SOCHI, RUSSIA -- The United States men's hockey team has waited for this for four long years, ever since Sidney Crosby's golden goal at the 2010 Vancouver Olympics ended the dream of the upstart Americans in 2010.
Now, thanks to a convincing 5-2 victory against the Czech Republic on Wednesday night at Shayba Arena in the quarterfinals of the 2014 Sochi Olympics men's hockey tournament, the Americans get the opponent they want, Canada, even if it is a round early.
"We were destined and on a crash course to face each other," said American goalie Jonathan Quick, who made 21 saves to tame the Czechs. "It happens to be in the semifinals, not the finals like Vancouver."
In Vancouver, the teams met twice. In the preliminary round, the Americans scored an upset. In the rematch, the gold-medal game, Canada earned its revenge by the slimmest of margins, an overtime goal by arguably the best player in the world.
Now they meet again, this time with a berth in the gold-medal game on the line. There, the winner of the semifinal Friday (noon ET, NBCSN, CBC) will play the winner of the game between Sweden and Finland (7 a.m. ET, NBCSN, TSN).
But nobody is willing to think past the North American grudge match that awaits in less than 48 hours.
"We did have a tall task [against the Czechs] and we couldn't look past them to another opponent or we might be shipping out," said David Backes, who had a goal and an assist in the victory. "[The semifinal] is going to be a repeat of the gold-medal game in Vancouver. There's not going to be any need for motivation. It's going to be a great battle and we'll see what happens."
The Americans believe they are ready to meet whatever challenge the Canadians can throw at them. The tournament to date has imbued them with a sense of confidence, a belief they are built perfectly for this tournament, aligned properly to conquer the challenges presented by playing on the wider European ice surface.
While Canada has struggled a bit, defeating Finland in a shootout and struggling against supposedly weaker teams like Norway, Austria and Latvia, which they narrowly defeated 2-1 on Wednesday in the quarterfinals, the USA has prospered.

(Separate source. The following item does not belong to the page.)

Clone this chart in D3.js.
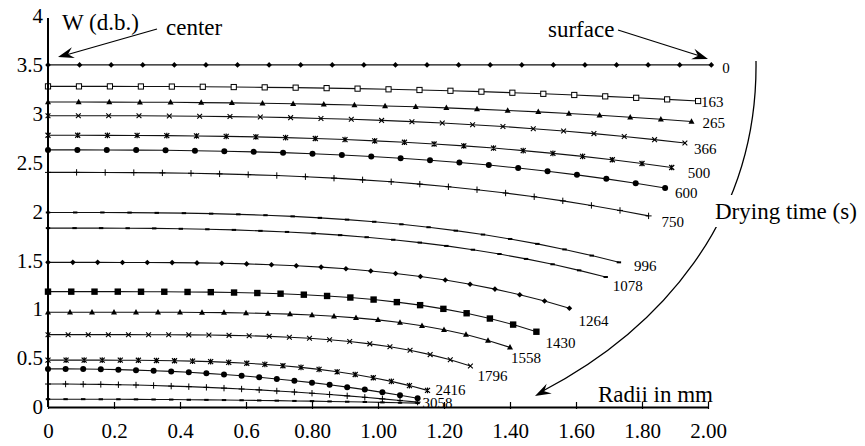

The Americans began the downward spiral of the host, Russia, with a shootout victory to give them an upper hand in Group A. They drilled Slovakia and easily handled Slovenia in the other group-stage games. Wednesday, they jumped out to a 4-1 lead on the Czechs before cruising to the finish line.
The team has seemed to get stronger each game.
"This tournament is about confidence and getting better every game," said American forward Dustin Brown, who had a goal Wednesday. "I think it goes a long way in the way we play. You can kind of snowball it into win after win and get that confidence. That's important going into a game like the semifinals when you want to keep momentum going, especially early."
The Americans have also had no issue scoring. They have 19 goals after four games and Phil Kessel is the tournament's leading scorer. Canada, meanwhile, could manage just two goals against Latvia and has 13 for the tournament. Only six of the 13 goals have been scored by Canada's forwards, who were supposed to be the strength of this team.
The United States, for comparison purposes, has goals from nine different forwards.
It has also received good goaltending from Quick, who was spectacular in the toughest game of the first four, the preliminary-round game against Russia.
Special-teams play has also been a strength for the Americans. They have three power-play goals in 11 opportunities and have only conceded one goal while shorthanded.
Finally, the Americans believe they have improved their forecheck throughout the tournament, learning the angles needed to pressure the puck in the attacking zone and, in general, playing at a faster pace than they did when the tournament started eight days ago.
"Through the preliminary round, the first three games, I thought we did a number of things well, but we really hadn't played with pace and hadn't played with a forecheck that I thought we could play with," U.S. coach Dan Bylsma said. "That was really something we focused on and tonight I thought we had that. I thought our forecheck was aggressive. I thought we played fast. Our D did a good job of delivering the puck and getting into the offensive zone. We were much better than that in this game. It's something we're going to have to keep at as we go forward."
Will any of that matter when the Americans and the Canadians line up against each other Friday night at Bolshoy Arena to continue a border grudge match that took full flower 18 years ago with the Americans' shocking win at the 1996 World Cup of Hockey and has continued with two gold-medal games in the Olympics, each won by Canada?
Nobody knows that answer.
But the Americans insist they will be ready for a chance to reverse recent history.
"I mean it's a nice chance for some redemption," said Zach Parise, who scored the last-minute goal to force overtime in 2010. "It's not going to be an easy game, we know how good they are. The game when these two teams meet, it brings out the best in everyone and it always makes for a good game. We know how hard it's going to be. We have to make sure we're ready to play."